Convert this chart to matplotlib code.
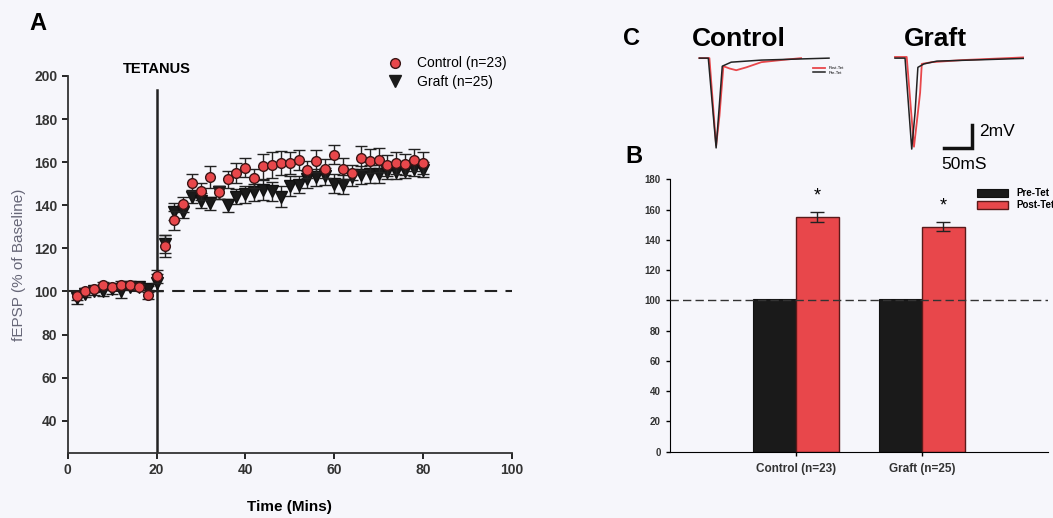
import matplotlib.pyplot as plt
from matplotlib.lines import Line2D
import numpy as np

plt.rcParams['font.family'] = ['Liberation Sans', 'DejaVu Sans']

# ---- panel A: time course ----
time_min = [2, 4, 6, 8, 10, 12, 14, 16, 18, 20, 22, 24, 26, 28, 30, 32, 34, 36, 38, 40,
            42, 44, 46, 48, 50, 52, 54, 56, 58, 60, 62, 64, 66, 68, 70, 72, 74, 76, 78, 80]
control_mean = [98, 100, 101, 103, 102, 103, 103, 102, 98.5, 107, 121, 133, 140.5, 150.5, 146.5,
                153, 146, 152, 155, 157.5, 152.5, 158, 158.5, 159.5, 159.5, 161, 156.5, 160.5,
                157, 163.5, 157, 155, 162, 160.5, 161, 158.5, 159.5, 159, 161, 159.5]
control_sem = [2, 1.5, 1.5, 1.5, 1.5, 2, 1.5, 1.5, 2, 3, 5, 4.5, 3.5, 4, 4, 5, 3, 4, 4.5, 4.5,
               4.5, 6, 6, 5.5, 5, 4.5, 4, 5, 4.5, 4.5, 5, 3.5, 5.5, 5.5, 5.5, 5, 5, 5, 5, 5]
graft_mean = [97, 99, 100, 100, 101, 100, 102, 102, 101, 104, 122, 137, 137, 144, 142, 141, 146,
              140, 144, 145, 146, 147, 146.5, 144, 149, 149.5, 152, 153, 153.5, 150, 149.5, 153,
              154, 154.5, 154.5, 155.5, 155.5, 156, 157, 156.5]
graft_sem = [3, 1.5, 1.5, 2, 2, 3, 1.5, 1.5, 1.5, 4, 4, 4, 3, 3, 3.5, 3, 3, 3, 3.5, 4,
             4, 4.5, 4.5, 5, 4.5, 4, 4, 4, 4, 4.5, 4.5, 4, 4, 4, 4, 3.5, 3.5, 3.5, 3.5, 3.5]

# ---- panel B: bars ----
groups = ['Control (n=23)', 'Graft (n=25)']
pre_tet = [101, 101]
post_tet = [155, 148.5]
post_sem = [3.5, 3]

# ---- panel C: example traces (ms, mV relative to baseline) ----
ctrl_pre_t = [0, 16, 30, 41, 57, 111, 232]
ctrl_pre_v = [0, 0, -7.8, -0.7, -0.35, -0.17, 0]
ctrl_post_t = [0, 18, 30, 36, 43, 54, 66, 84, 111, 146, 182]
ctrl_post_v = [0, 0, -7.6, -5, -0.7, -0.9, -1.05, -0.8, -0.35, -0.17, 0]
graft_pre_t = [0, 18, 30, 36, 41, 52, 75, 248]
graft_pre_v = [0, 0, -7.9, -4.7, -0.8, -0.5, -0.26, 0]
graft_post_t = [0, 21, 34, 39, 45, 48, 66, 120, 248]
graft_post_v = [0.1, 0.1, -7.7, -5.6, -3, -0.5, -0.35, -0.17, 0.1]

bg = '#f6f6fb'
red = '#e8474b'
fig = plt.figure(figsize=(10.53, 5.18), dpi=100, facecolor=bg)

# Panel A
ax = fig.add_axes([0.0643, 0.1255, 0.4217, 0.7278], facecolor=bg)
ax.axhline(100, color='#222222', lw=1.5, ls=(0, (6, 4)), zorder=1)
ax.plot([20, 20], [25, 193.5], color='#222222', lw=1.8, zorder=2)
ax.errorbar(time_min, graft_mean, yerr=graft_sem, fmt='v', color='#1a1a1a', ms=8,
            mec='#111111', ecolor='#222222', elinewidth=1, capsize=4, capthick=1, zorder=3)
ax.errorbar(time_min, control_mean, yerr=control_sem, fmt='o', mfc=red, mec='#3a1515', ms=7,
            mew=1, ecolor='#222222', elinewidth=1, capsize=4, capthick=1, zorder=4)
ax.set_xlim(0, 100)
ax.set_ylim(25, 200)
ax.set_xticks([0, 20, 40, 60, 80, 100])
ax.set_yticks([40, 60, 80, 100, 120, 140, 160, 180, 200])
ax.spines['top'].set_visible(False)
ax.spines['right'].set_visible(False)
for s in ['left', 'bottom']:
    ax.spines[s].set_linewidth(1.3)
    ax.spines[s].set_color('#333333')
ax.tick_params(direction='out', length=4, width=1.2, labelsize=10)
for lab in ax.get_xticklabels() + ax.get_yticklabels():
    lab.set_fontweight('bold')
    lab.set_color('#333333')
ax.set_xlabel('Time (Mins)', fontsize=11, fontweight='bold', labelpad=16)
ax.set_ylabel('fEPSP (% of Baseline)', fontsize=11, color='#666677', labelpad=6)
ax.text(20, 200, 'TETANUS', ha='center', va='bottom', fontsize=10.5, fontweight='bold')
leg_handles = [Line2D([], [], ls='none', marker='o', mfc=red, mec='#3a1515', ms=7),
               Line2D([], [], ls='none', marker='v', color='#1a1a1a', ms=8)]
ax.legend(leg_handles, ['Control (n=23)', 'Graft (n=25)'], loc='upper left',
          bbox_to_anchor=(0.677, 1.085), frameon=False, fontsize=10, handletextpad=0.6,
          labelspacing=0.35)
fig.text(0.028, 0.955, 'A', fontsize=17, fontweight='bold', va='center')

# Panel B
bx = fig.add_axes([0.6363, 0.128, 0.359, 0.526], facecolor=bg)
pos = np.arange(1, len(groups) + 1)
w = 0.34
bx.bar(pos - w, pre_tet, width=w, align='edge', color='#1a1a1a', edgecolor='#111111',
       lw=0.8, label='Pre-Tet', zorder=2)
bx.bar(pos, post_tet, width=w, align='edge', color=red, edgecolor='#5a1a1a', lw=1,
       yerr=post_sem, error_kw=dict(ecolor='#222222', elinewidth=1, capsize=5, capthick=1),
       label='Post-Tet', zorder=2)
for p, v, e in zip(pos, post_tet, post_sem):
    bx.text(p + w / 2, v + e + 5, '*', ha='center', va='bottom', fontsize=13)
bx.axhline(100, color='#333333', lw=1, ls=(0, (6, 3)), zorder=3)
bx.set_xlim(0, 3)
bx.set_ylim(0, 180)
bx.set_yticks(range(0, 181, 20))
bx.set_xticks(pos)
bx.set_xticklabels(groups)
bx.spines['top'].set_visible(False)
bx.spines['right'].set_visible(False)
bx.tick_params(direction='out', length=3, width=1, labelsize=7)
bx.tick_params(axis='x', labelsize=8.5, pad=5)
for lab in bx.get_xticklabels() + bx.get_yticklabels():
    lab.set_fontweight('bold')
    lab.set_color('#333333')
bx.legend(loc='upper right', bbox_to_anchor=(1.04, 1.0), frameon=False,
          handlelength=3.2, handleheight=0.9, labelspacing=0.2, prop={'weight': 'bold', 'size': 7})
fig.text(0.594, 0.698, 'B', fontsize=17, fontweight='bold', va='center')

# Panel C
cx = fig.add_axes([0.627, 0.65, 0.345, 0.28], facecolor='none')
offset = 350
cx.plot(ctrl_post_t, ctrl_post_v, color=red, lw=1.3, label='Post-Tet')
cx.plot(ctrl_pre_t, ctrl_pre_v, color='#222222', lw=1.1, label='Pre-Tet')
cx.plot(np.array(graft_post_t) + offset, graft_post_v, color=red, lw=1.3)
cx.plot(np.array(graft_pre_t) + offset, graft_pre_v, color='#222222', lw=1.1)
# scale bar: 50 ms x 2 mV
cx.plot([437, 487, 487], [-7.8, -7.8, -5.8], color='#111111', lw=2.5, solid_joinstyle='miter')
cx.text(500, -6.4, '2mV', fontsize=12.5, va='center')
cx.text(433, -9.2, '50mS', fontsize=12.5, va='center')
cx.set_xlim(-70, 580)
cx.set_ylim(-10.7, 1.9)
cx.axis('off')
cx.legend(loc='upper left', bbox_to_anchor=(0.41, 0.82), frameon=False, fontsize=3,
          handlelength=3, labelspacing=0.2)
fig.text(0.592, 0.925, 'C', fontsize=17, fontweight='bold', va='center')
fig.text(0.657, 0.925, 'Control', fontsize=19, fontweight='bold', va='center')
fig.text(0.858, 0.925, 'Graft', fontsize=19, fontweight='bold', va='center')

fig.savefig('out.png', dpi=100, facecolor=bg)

--

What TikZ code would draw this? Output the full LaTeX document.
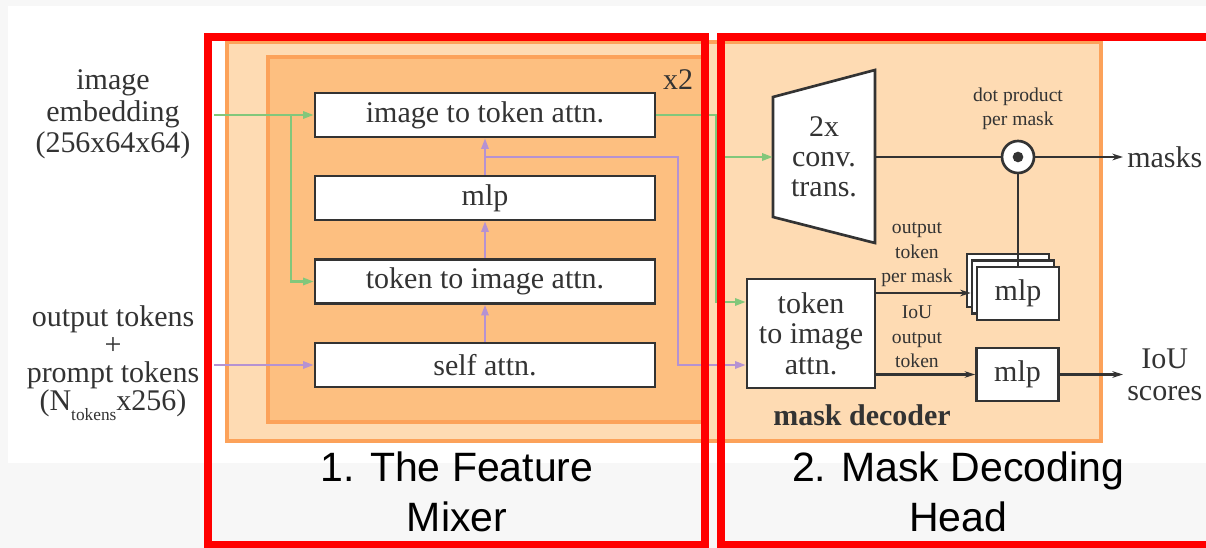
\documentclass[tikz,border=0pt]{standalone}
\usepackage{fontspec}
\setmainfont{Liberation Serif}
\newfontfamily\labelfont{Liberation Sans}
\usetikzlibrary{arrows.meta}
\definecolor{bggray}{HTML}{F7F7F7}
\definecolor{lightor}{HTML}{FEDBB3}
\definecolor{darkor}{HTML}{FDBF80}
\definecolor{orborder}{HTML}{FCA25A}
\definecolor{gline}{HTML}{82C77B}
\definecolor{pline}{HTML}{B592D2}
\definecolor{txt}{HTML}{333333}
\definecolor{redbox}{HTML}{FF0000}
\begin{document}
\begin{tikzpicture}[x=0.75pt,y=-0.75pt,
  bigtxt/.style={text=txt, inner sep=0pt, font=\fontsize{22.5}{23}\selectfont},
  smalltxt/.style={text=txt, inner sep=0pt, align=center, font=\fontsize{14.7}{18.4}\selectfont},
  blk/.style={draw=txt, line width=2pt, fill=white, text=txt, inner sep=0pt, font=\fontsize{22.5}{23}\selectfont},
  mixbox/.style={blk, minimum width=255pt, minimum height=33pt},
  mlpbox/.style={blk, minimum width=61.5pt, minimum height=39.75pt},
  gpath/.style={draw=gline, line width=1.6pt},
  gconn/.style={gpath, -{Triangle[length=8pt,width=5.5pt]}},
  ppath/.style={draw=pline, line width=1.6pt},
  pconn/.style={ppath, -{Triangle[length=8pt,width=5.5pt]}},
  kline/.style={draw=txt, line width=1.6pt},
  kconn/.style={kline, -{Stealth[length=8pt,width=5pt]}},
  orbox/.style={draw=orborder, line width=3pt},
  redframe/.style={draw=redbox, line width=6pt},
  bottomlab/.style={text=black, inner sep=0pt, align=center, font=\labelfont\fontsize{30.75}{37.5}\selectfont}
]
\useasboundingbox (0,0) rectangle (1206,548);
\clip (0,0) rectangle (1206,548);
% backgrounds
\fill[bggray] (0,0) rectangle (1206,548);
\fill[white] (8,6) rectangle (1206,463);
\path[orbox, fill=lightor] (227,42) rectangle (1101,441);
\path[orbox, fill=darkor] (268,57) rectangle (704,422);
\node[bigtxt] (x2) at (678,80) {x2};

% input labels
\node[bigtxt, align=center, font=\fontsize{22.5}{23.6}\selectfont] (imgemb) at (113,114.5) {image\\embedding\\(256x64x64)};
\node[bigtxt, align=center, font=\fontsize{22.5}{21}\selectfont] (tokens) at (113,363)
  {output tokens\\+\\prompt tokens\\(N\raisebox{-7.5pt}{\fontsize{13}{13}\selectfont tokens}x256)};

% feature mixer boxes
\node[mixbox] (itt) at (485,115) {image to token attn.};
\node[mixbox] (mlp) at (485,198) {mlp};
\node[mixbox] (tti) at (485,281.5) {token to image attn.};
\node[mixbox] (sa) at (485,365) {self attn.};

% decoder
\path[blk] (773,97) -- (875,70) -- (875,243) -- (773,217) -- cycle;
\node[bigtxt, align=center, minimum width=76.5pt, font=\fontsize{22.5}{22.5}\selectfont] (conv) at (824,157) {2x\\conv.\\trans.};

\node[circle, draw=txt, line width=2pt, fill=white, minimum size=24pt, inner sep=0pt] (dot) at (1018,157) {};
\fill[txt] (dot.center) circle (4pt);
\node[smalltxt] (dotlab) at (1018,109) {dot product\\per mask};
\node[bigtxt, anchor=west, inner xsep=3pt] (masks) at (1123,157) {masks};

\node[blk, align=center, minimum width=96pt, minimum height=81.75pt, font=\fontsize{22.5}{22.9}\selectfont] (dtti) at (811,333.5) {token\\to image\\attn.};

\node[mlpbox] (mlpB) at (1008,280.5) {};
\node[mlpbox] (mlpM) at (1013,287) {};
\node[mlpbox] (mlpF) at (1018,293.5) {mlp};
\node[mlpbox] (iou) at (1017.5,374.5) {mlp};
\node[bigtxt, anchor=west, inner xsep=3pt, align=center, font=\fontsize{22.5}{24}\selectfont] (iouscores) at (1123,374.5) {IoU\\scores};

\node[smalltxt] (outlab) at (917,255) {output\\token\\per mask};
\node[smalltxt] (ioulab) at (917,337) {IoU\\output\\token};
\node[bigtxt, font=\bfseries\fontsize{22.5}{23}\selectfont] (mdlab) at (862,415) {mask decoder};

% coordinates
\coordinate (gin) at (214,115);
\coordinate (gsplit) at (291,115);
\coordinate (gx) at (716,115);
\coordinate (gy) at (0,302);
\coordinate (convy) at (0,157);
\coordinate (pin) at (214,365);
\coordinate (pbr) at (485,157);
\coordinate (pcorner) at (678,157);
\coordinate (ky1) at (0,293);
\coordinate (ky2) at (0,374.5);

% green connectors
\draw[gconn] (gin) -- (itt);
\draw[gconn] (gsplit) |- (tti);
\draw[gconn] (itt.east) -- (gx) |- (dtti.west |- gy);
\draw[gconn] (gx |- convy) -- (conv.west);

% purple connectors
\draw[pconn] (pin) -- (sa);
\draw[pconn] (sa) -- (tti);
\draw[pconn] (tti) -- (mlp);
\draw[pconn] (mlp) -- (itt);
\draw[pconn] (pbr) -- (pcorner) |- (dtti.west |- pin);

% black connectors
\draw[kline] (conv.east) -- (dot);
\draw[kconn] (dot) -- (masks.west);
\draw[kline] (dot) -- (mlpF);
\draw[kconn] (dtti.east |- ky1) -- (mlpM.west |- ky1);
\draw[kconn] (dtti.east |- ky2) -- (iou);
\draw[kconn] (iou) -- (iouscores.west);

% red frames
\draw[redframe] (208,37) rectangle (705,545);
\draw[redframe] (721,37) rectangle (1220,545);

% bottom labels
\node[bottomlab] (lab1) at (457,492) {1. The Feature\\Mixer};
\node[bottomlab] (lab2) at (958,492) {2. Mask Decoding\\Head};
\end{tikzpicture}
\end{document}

--

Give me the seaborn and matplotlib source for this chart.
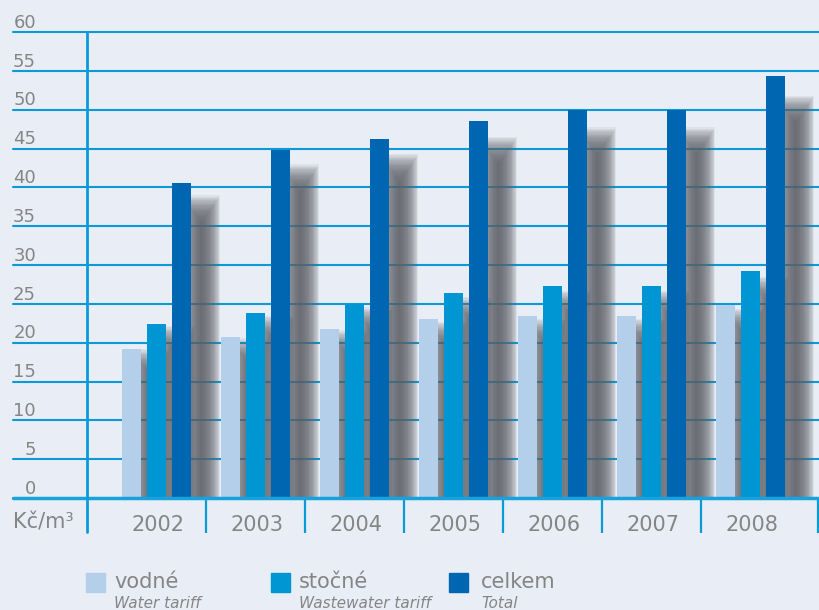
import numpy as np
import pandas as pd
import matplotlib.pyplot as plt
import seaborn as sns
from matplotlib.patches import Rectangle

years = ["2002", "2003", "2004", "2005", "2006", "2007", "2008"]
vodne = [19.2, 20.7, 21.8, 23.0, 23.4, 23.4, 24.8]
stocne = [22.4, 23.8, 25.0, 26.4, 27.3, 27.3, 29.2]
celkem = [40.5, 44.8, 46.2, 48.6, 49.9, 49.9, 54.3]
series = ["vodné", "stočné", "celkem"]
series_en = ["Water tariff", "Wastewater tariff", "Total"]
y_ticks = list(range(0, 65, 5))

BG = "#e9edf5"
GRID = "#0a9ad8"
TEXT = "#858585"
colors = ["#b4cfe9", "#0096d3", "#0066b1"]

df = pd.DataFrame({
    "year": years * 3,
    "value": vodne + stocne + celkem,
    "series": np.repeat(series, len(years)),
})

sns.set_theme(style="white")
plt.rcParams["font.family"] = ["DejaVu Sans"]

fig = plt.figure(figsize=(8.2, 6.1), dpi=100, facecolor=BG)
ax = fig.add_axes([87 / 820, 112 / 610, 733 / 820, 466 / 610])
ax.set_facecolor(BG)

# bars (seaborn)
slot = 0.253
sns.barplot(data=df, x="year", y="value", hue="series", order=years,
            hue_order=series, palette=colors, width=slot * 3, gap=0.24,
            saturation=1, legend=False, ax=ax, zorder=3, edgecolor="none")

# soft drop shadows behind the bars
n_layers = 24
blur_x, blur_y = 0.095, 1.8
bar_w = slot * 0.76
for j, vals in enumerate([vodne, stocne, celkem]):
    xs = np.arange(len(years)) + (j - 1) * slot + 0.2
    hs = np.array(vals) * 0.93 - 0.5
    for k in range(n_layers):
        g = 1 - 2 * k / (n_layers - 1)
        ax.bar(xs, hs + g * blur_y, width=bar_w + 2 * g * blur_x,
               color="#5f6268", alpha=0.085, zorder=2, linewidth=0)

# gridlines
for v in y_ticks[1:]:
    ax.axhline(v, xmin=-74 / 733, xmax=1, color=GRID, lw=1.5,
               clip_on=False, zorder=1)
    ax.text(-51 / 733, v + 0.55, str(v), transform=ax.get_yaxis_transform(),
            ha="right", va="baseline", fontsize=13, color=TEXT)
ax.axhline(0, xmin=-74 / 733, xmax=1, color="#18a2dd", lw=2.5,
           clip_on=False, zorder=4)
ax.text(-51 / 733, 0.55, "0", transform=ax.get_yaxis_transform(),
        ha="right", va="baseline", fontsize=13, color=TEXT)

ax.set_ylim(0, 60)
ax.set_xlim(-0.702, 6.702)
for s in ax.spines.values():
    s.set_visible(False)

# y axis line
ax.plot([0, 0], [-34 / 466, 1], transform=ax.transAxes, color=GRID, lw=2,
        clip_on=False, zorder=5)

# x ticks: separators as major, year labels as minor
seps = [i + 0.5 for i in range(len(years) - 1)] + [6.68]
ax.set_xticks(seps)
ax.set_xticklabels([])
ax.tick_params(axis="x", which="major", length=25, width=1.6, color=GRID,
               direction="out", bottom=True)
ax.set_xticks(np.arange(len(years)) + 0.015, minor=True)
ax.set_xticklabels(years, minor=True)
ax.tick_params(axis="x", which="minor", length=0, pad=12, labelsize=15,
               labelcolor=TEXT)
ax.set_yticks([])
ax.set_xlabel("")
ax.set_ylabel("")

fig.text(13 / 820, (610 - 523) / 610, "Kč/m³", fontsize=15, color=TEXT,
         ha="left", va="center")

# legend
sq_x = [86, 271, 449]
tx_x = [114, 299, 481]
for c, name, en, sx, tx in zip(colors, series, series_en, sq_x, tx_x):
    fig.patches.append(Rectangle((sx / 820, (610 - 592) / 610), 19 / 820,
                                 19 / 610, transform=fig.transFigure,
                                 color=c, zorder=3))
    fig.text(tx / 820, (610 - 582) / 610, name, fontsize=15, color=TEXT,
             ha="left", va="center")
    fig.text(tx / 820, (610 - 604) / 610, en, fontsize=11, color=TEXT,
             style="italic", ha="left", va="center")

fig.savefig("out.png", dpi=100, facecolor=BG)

> Challenge:
In the listing above, find the line with "Convert this chart to matplotlib code." and the line with "post_sem = [3.5, 3]". Copy exactly those lines and all between them, minus the images.

> In response:
Convert this chart to matplotlib code.
import matplotlib.pyplot as plt
from matplotlib.lines import Line2D
import numpy as np

plt.rcParams['font.family'] = ['Liberation Sans', 'DejaVu Sans']

# ---- panel A: time course ----
time_min = [2, 4, 6, 8, 10, 12, 14, 16, 18, 20, 22, 24, 26, 28, 30, 32, 34, 36, 38, 40,
            42, 44, 46, 48, 50, 52, 54, 56, 58, 60, 62, 64, 66, 68, 70, 72, 74, 76, 78, 80]
control_mean = [98, 100, 101, 103, 102, 103, 103, 102, 98.5, 107, 121, 133, 140.5, 150.5, 146.5,
                153, 146, 152, 155, 157.5, 152.5, 158, 158.5, 159.5, 159.5, 161, 156.5, 160.5,
                157, 163.5, 157, 155, 162, 160.5, 161, 158.5, 159.5, 159, 161, 159.5]
control_sem = [2, 1.5, 1.5, 1.5, 1.5, 2, 1.5, 1.5, 2, 3, 5, 4.5, 3.5, 4, 4, 5, 3, 4, 4.5, 4.5,
               4.5, 6, 6, 5.5, 5, 4.5, 4, 5, 4.5, 4.5, 5, 3.5, 5.5, 5.5, 5.5, 5, 5, 5, 5, 5]
graft_mean = [97, 99, 100, 100, 101, 100, 102, 102, 101, 104, 122, 137, 137, 144, 142, 141, 146,
              140, 144, 145, 146, 147, 146.5, 144, 149, 149.5, 152, 153, 153.5, 150, 149.5, 153,
              154, 154.5, 154.5, 155.5, 155.5, 156, 157, 156.5]
graft_sem = [3, 1.5, 1.5, 2, 2, 3, 1.5, 1.5, 1.5, 4, 4, 4, 3, 3, 3.5, 3, 3, 3, 3.5, 4,
             4, 4.5, 4.5, 5, 4.5, 4, 4, 4, 4, 4.5, 4.5, 4, 4, 4, 4, 3.5, 3.5, 3.5, 3.5, 3.5]

# ---- panel B: bars ----
groups = ['Control (n=23)', 'Graft (n=25)']
pre_tet = [101, 101]
post_tet = [155, 148.5]
post_sem = [3.5, 3]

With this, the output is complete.